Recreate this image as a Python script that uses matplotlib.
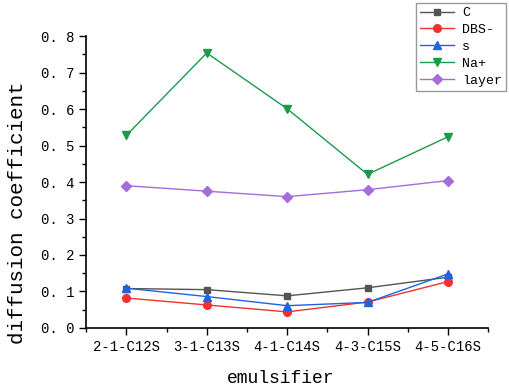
import matplotlib
matplotlib.use("Agg")
import matplotlib.pyplot as plt
from matplotlib.ticker import MultipleLocator

categories = ["2-1-C12S", "3-1-C13S", "4-1-C14S", "4-3-C15S", "4-5-C16S"]
c_vals = [0.108, 0.105, 0.088, 0.110, 0.139]
dbs_vals = [0.082, 0.063, 0.044, 0.071, 0.127]
s_vals = [0.109, 0.086, 0.061, 0.070, 0.148]
na_vals = [0.528, 0.754, 0.601, 0.421, 0.524]
layer_vals = [0.390, 0.375, 0.360, 0.379, 0.404]

series = [
    ("C", c_vals, "#545454", "s", 4.5),
    ("DBS-", dbs_vals, "#f23030", "o", 5.5),
    ("s", s_vals, "#1f63e0", "^", 6),
    ("Na+", na_vals, "#1b9a4a", "v", 6),
    ("layer", layer_vals, "#a56ddc", "D", 5),
]

plt.rcParams['font.family'] = ['Liberation Mono', 'DejaVu Sans']
fig = plt.figure(figsize=(5.1, 3.89), dpi=100)
ax = fig.add_axes([0.169, 0.157, 0.788, 0.75])
x = list(range(len(categories)))
for name, vals, col, mk, ms in series:
    ax.plot(x, vals, color=col, marker=mk, markersize=ms, linewidth=1.0, label=name)

ax.set_xlim(-0.5, 4.5)
ax.set_ylim(0, 0.8)
ax.set_xticks(x)
ax.set_xticklabels(categories, fontsize=10)
ax.xaxis.set_minor_locator(MultipleLocator(0.5))
ax.yaxis.set_major_locator(MultipleLocator(0.1))
ax.yaxis.set_minor_locator(MultipleLocator(0.05))
ax.set_yticklabels([f"{v:.1f}".replace(".", ". ") for v in ax.get_yticks()], fontsize=10)
ax.tick_params(which='major', direction='out', length=5, width=1)
ax.tick_params(which='minor', direction='out', length=3, width=1)
for sp in ['top', 'right']:
    ax.spines[sp].set_visible(False)
for sp in ['left', 'bottom']:
    ax.spines[sp].set_linewidth(1.2)
ax.set_xlabel("emulsifier", fontsize=13, labelpad=12)
ax.set_ylabel("diffusion coefficient", fontsize=15, labelpad=10)
ax.xaxis.label.set_x(0.485)
ax.yaxis.label.set_y(0.394)
leg = ax.legend(loc='upper right', bbox_to_anchor=(506 / 510, 1 - 3 / 389),
                bbox_transform=fig.transFigure, fontsize=9.5, frameon=True,
                fancybox=False, edgecolor='#808080', handlelength=2.6, borderpad=0.3,
                labelspacing=0.35, handletextpad=0.6, borderaxespad=0.0)
leg.get_frame().set_linewidth(1.0)
fig.savefig("out.png", dpi=100)
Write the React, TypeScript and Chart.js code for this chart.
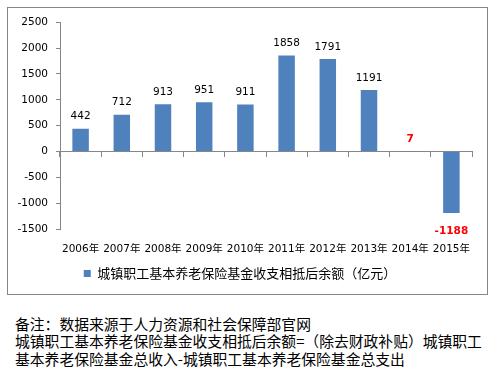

= = =

:: GOAL ::
Set down the complete material exactly, but do not include the images.

:: FINISHED EXERCISE ::
Recreate this image as a Python script that uses matplotlib.
import matplotlib
matplotlib.use("Agg")
import matplotlib.pyplot as plt
from matplotlib.ticker import MultipleLocator

categories = ["2-1-C12S", "3-1-C13S", "4-1-C14S", "4-3-C15S", "4-5-C16S"]
c_vals = [0.108, 0.105, 0.088, 0.110, 0.139]
dbs_vals = [0.082, 0.063, 0.044, 0.071, 0.127]
s_vals = [0.109, 0.086, 0.061, 0.070, 0.148]
na_vals = [0.528, 0.754, 0.601, 0.421, 0.524]
layer_vals = [0.390, 0.375, 0.360, 0.379, 0.404]

series = [
    ("C", c_vals, "#545454", "s", 4.5),
    ("DBS-", dbs_vals, "#f23030", "o", 5.5),
    ("s", s_vals, "#1f63e0", "^", 6),
    ("Na+", na_vals, "#1b9a4a", "v", 6),
    ("layer", layer_vals, "#a56ddc", "D", 5),
]

plt.rcParams['font.family'] = ['Liberation Mono', 'DejaVu Sans']
fig = plt.figure(figsize=(5.1, 3.89), dpi=100)
ax = fig.add_axes([0.169, 0.157, 0.788, 0.75])
x = list(range(len(categories)))
for name, vals, col, mk, ms in series:
    ax.plot(x, vals, color=col, marker=mk, markersize=ms, linewidth=1.0, label=name)

ax.set_xlim(-0.5, 4.5)
ax.set_ylim(0, 0.8)
ax.set_xticks(x)
ax.set_xticklabels(categories, fontsize=10)
ax.xaxis.set_minor_locator(MultipleLocator(0.5))
ax.yaxis.set_major_locator(MultipleLocator(0.1))
ax.yaxis.set_minor_locator(MultipleLocator(0.05))
ax.set_yticklabels([f"{v:.1f}".replace(".", ". ") for v in ax.get_yticks()], fontsize=10)
ax.tick_params(which='major', direction='out', length=5, width=1)
ax.tick_params(which='minor', direction='out', length=3, width=1)
for sp in ['top', 'right']:
    ax.spines[sp].set_visible(False)
for sp in ['left', 'bottom']:
    ax.spines[sp].set_linewidth(1.2)
ax.set_xlabel("emulsifier", fontsize=13, labelpad=12)
ax.set_ylabel("diffusion coefficient", fontsize=15, labelpad=10)
ax.xaxis.label.set_x(0.485)
ax.yaxis.label.set_y(0.394)
leg = ax.legend(loc='upper right', bbox_to_anchor=(506 / 510, 1 - 3 / 389),
                bbox_transform=fig.transFigure, fontsize=9.5, frameon=True,
                fancybox=False, edgecolor='#808080', handlelength=2.6, borderpad=0.3,
                labelspacing=0.35, handletextpad=0.6, borderaxespad=0.0)
leg.get_frame().set_linewidth(1.0)
fig.savefig("out.png", dpi=100)
Write the React, TypeScript and Chart.js code for this chart.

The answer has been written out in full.